The linear throughput between the cores of the same block-size
is about 3GB/s for the Phenon-system and 6GB/s between cores
on the same die and 4,8GB/s between cores on different dice
when probed on my Core 2 Extreme.
- Second, transferring from the L1 cache of one core to the L1
cache to another core on the same die of Core-2-based CPUs is
slower than when the data has been written back to the common
L2-cache and is transferred from there to the destination-core.
Some on a german board mentioned that this tests test aren't
meaningful for real-world-purposes because I probe only trans-
fers from one core to another in one direction where other
cores do nothing.
So I wrote a new benchmark for Win32 that has configurable
behaviour on:
- the pattern:
Linear measures the throughput of linear memory-accesses and
random measures the throughput and latency of random memory
-accesses (measuring the latency of linear accesses doesn't
make sense in my case because I don't do pointer-chasing on
linear accesses and memory-accesses become pipelined).
- the direction - unidirectional vs. bidirectional:
When transferred unidirectional, one core produces some data
and another consumes it; when transferred bidirectional both
cores are producers and consumers.
- the block-size:
The block is the entity produced by the thread on one core
and consumed by the thread on the other core. Block-sizes
range from "4k" to "64m".
- producers and consumers:
You can give a number of core-pairs to the benchmark that
will be tested. When benchmarking unidirectional transfers
the first core is the producer and the second is the con-
sumer; when benchmarking bidirectional transfers both are
producers and consumers.
The core-numers are from 1 to N where N is the number of
cores in the system. With Intel's quadcores the cores on
the same die are 1 and 2 or 2 and 3 (relies on the APIC
-IDs and I've never seen a BIOS that does this different).
You can download the benchmark including the sources at [1].

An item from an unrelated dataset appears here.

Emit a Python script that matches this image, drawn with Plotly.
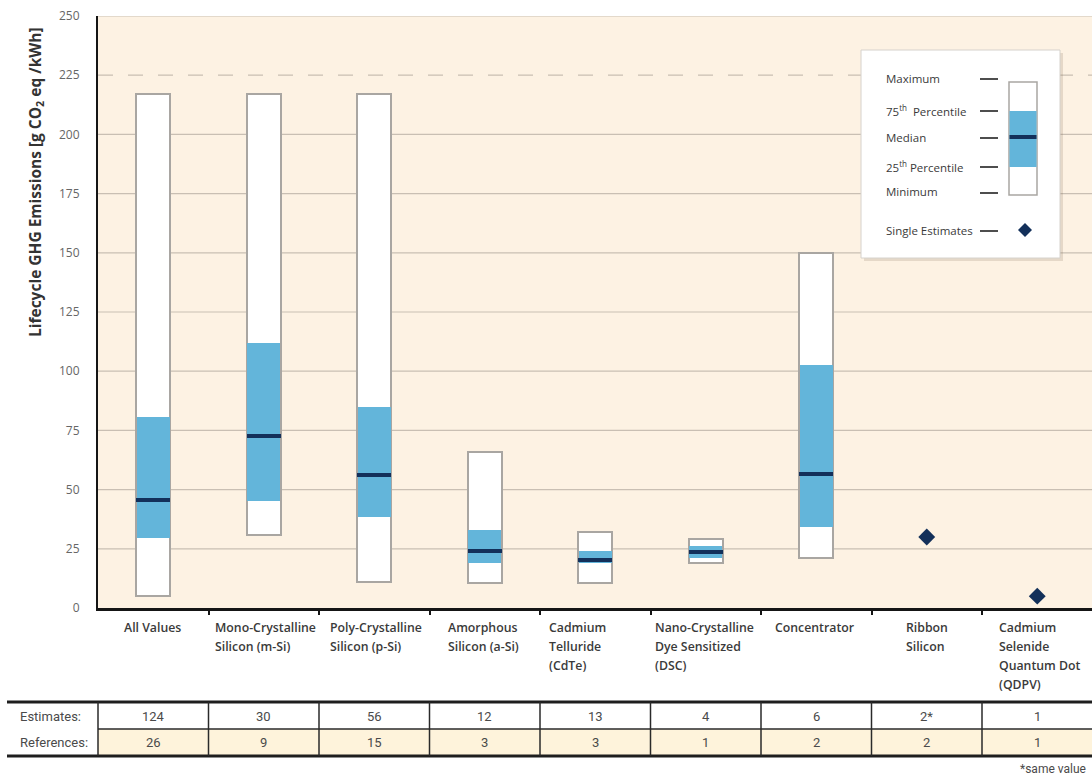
import plotly.graph_objects as go

# ---- data -------------------------------------------------------------
categories = [
    ["All Values"],
    ["Mono-Crystalline", "Silicon (m-Si)"],
    ["Poly-Crystalline", "Silicon (p-Si)"],
    ["Amorphous", "Silicon (a-Si)"],
    ["Cadmium", "Telluride", "(CdTe)"],
    ["Nano-Crystalline", "Dye Sensitized", "(DSC)"],
    ["Concentrator"],
    ["Ribbon", "Silicon"],
    ["Cadmium", "Selenide", "Quantum Dot", "(QDPV)"],
]

# box statistics for the first seven technologies (g CO2 eq / kWh)
box_minimum = [5, 31, 11, 10.5, 10.5, 19, 21]
box_q1 = [29.5, 45, 38.5, 19, 18.8, 21, 34]
box_median = [45.5, 72.5, 56, 24, 20.3, 23.8, 56.5]
box_q3 = [80.5, 112, 85, 33, 24, 26.3, 102.5]
box_maximum = [217, 217, 217, 66, 32, 29, 150]

# technologies with a single estimate
single_index = [7, 8]
single_value = [30, 5]

estimates = ["124", "30", "56", "12", "13", "4", "6", "2*", "1"]
references = ["26", "9", "15", "3", "3", "1", "2", "2", "1"]

y_ticks = [0, 25, 50, 75, 100, 125, 150, 175, 200, 225, 250]

# ---- styling / geometry ----------------------------------------------
W, H = 1092, 776
ML, MR, MT, MB = 98, 0, 16, 168
PW, PH = W - ML - MR, H - MT - MB
COL = 110.5  # pixel width of one category
BG = "#FDF2E3"
BLUE = "#63B5DA"
NAVY = "#13305A"
BORDER = "#A9A6A2"
GRID = "#C9BFB3"
TEXT = "#3A3A3A"
BOX_W = 0.31
MED_H = 1.7

x_lo = -0.5
x_hi = x_lo + PW / COL


def px(xp):
    return (xp - ML) / PW


def py(yp):
    return (H - MB - yp) / PH


box_x = list(range(len(box_minimum)))

fig = go.Figure()

# full range (white)
fig.add_trace(go.Bar(
    x=box_x, base=box_minimum,
    y=[mx - mn for mx, mn in zip(box_maximum, box_minimum)],
    width=BOX_W, marker=dict(color="white", line=dict(color=BORDER, width=2)),
    hoverinfo="skip", showlegend=False,
))
# inter-quartile range (blue)
fig.add_trace(go.Bar(
    x=box_x, base=box_q1,
    y=[b - a for a, b in zip(box_q1, box_q3)],
    width=BOX_W - 0.012, marker=dict(color=BLUE, line=dict(width=0)),
    hoverinfo="skip", showlegend=False,
))
# median
fig.add_trace(go.Bar(
    x=box_x, base=[m - MED_H / 2 for m in box_median],
    y=[MED_H] * len(box_median),
    width=BOX_W, marker=dict(color=NAVY, line=dict(width=0)),
    hoverinfo="skip", showlegend=False,
))
# single estimates
fig.add_trace(go.Scatter(
    x=single_index, y=single_value, mode="markers",
    marker=dict(symbol="diamond", size=13, color=NAVY),
    hoverinfo="skip", showlegend=False,
))

shapes = []
annotations = []

# horizontal grid lines
for v in y_ticks[1:]:
    shapes.append(dict(
        type="line", xref="paper", yref="y", x0=0, x1=1, y0=v, y1=v,
        line=dict(color=GRID, width=1.2, dash="longdash" if v == 225 else "solid"),
        layer="below",
    ))

# category labels below the axis, one line per annotation
label_left = [122, 213, 328, 446, 547, 653, 773, 904, 997]
for lines, left in zip(categories, label_left):
    for j, line in enumerate(lines):
        annotations.append(dict(
            xref="paper", yref="paper", x=px(left), y=py(627 + 19 * j),
            xanchor="left", yanchor="middle", showarrow=False, text=line,
            font=dict(family="Open Sans", size=12.3, color=TEXT, weight=600),
        ))

# y-axis title
annotations.append(dict(
    xref="paper", yref="paper", x=px(36), y=py(182), textangle=-90,
    xanchor="center", yanchor="middle", showarrow=False,
    text="Lifecycle GHG Emissions [g CO<sub>2</sub> eq /kWh]",
    font=dict(family="Open Sans", size=15.5, color="#333333", weight=700),
))

# ---- legend panel ------------------------------------------------------
lg_x0, lg_x1, lg_y0, lg_y1 = 861, 1060, 50, 258
shapes.append(dict(type="rect", xref="paper", yref="paper",
                   x0=px(lg_x0 + 3), x1=px(lg_x1 + 3), y0=py(lg_y0 + 3), y1=py(lg_y1 + 3),
                   fillcolor="rgba(120,100,80,0.18)", line=dict(width=0), layer="above"))
shapes.append(dict(type="rect", xref="paper", yref="paper",
                   x0=px(lg_x0), x1=px(lg_x1), y0=py(lg_y0), y1=py(lg_y1),
                   fillcolor="white", line=dict(color="#D6D2CC", width=1), layer="above"))
legend_rows = [
    ("Maximum", 78),
    ("75<sup>th</sup>  Percentile", 110),
    ("Median", 137),
    ("25<sup>th</sup> Percentile", 166),
    ("Minimum", 192),
    ("Single Estimates", 230),
]
for label, yy in legend_rows:
    annotations.append(dict(
        xref="paper", yref="paper", x=px(884), y=py(yy), xanchor="left",
        yanchor="middle", showarrow=False, text=label,
        font=dict(family="Open Sans", size=11.5, color=TEXT),
    ))
    shapes.append(dict(type="line", xref="paper", yref="paper",
                       x0=px(980), x1=px(998), y0=py(yy + 1), y1=py(yy + 1),
                       line=dict(color="#222222", width=1.6), layer="above"))
# miniature box
shapes.append(dict(type="rect", xref="paper", yref="paper",
                   x0=px(1009), x1=px(1037), y0=py(82), y1=py(195),
                   fillcolor="white", line=dict(color=BORDER, width=1.5), layer="above"))
shapes.append(dict(type="rect", xref="paper", yref="paper",
                   x0=px(1009.5), x1=px(1036.5), y0=py(111), y1=py(167),
                   fillcolor=BLUE, line=dict(width=0), layer="above"))
shapes.append(dict(type="rect", xref="paper", yref="paper",
                   x0=px(1009.5), x1=px(1036.5), y0=py(135), y1=py(139),
                   fillcolor=NAVY, line=dict(width=0), layer="above"))
cx, cy, r = 1025, 230, 7
shapes.append(dict(
    type="path", xref="paper", yref="paper",
    path=f"M {px(cx)} {py(cy - r)} L {px(cx + r)} {py(cy)} L {px(cx)} {py(cy + r)} L {px(cx - r)} {py(cy)} Z",
    fillcolor=NAVY, line=dict(width=0), layer="above",
))

# ---- table of estimates / references ---------------------------------
t_top, t_mid, t_bot = 702, 729, 756
shapes.append(dict(type="rect", xref="paper", yref="paper",
                   x0=px(ML), x1=px(W), y0=py(t_mid), y1=py(t_bot),
                   fillcolor="#FEF3DB", line=dict(width=0)))
for yy in (t_top, t_bot):
    shapes.append(dict(type="line", xref="paper", yref="paper",
                       x0=px(7), x1=px(W), y0=py(yy), y1=py(yy),
                       line=dict(color="#1E1E1E", width=3)))
shapes.append(dict(type="line", xref="paper", yref="paper",
                   x0=px(ML), x1=px(W), y0=py(t_mid), y1=py(t_mid),
                   line=dict(color="#2A2A2A", width=1.5)))
for k in range(len(categories)):
    xl = ML + COL * k
    shapes.append(dict(type="line", xref="paper", yref="paper",
                       x0=px(xl), x1=px(xl), y0=py(t_top), y1=py(t_bot),
                       line=dict(color="#2A2A2A", width=1.5)))

table_font = dict(family="Liberation Sans Narrow, Roboto, sans-serif", size=13, color="#4A4A4A")
for name, yy in (("Estimates:", 716), ("References:", 742)):
    annotations.append(dict(xref="paper", yref="paper", x=px(18), y=py(yy),
                            xanchor="left", yanchor="middle", showarrow=False,
                            text=name, font=table_font))
for i, (e, rf) in enumerate(zip(estimates, references)):
    annotations.append(dict(xref="x", yref="paper", x=i, y=py(716),
                            xanchor="center", yanchor="middle", showarrow=False,
                            text=e, font=table_font))
    annotations.append(dict(xref="x", yref="paper", x=i, y=py(742),
                            xanchor="center", yanchor="middle", showarrow=False,
                            text=rf, font=table_font))
annotations.append(dict(xref="paper", yref="paper", x=px(1088), y=py(769),
                        xanchor="right", yanchor="middle", showarrow=False,
                        text="*same value",
                        font=dict(family="Liberation Sans Narrow, Roboto, sans-serif",
                                  size=12, color="#4A4A4A")))

fig.update_layout(
    width=W, height=H,
    margin=dict(l=ML, r=MR, t=MT, b=MB, pad=0),
    paper_bgcolor="white", plot_bgcolor=BG,
    barmode="overlay", bargap=0,
    shapes=shapes, annotations=annotations,
    xaxis=dict(
        range=[x_lo, x_hi], showgrid=False, zeroline=False,
        showline=True, linecolor="#151515", linewidth=3,
        tickmode="array", tickvals=[k + 0.5 for k in range(len(categories) - 1)],
        showticklabels=False,
        ticks="outside", ticklen=4, tickwidth=2, tickcolor="#151515",
        fixedrange=True,
    ),
    yaxis=dict(
        range=[0, 250], showgrid=False, zeroline=False,
        showline=True, linecolor="#151515", linewidth=2,
        tickmode="array", tickvals=y_ticks, ticks="",
        ticklabelstandoff=14,
        tickfont=dict(family="Open Sans", size=12, color="#666666"),
        fixedrange=True,
    ),
    font=dict(family="Open Sans"),
)

fig.write_html("out.html")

There are two batch-files in the .zip-archive. These are
quadcore.cmd and dualcore.cmd; both run a large number of
benchmarks against different patterns, directions, block
-siztes and core-configurations and one is for dualcore,
the other for quadcore-systems (I could also build a batch
for 8-core-systems with two CPUs - or even larger).
It would be nice to see some results in any of the newsgroups
I posted to. You can copy the output of the batch by chosing
the copy-function of the console's system-menu.